People constantly moan about their jobs, stupid processes, broken software and tools... listen to them and build something better.
The problem is that usually the moaners are not the loaners - they're not the ones making the purchase decisions.
That's why you either get in via very small business (where the owner is the buyer and user) or guerrilla (like Slack et al).
The people moaning are the ones building things that can be built better, not the ones that you should try to sell to.
I'm a moaner, but I'm not building anything.
The software my school uses to communicate with parents is fucking awful. Based on digging around their website & linkedin, I suspect they have a team of offshore developers - which is fine - but my money is that they don't actually have a team, they're paying a company that gives them supposedly-fungible engineer-hours instead of an actual cohesive team that works on the product and is proud of what they've made. They just eat requirements and shit something approximating software.

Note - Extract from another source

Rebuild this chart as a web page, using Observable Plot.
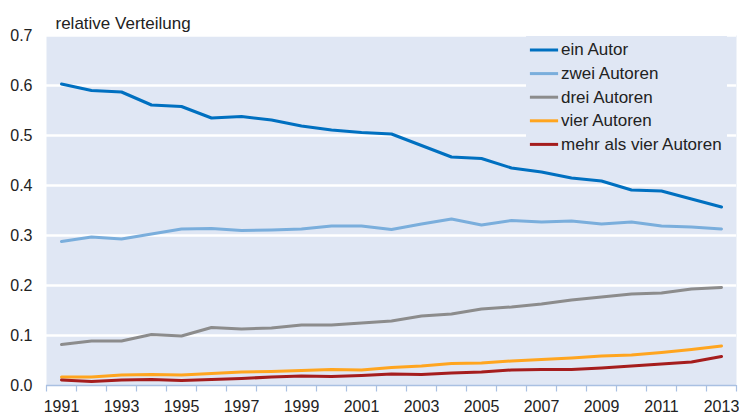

But what am I going to do? Say I build a competitor, solo, for cheap. (It can be done. The software doesn't do much. The hardest thing would be ensuring the emails actually get delivered.)
Now I get to play salesman. I have to sell it to my school. Now I have to maintain it. Our school isn't rich; a local school paid $130k for an unrelated hardware+software solution, so I'm at most going to get that, and now I'm on call 24/7, now I'm training the teachers & administrators to use it, now I'm fielding support emails, etc., etc.
Fuck it. I'll keep moaning.
This is a perfect example. The school is suffering, but has nearly no budget. The users suffer, but have no say. Nothing changes, everyone cripples along.
Is this true? I've tried for months to get people to talk to me about their problems and the most common answer I get is "everything's... fine?".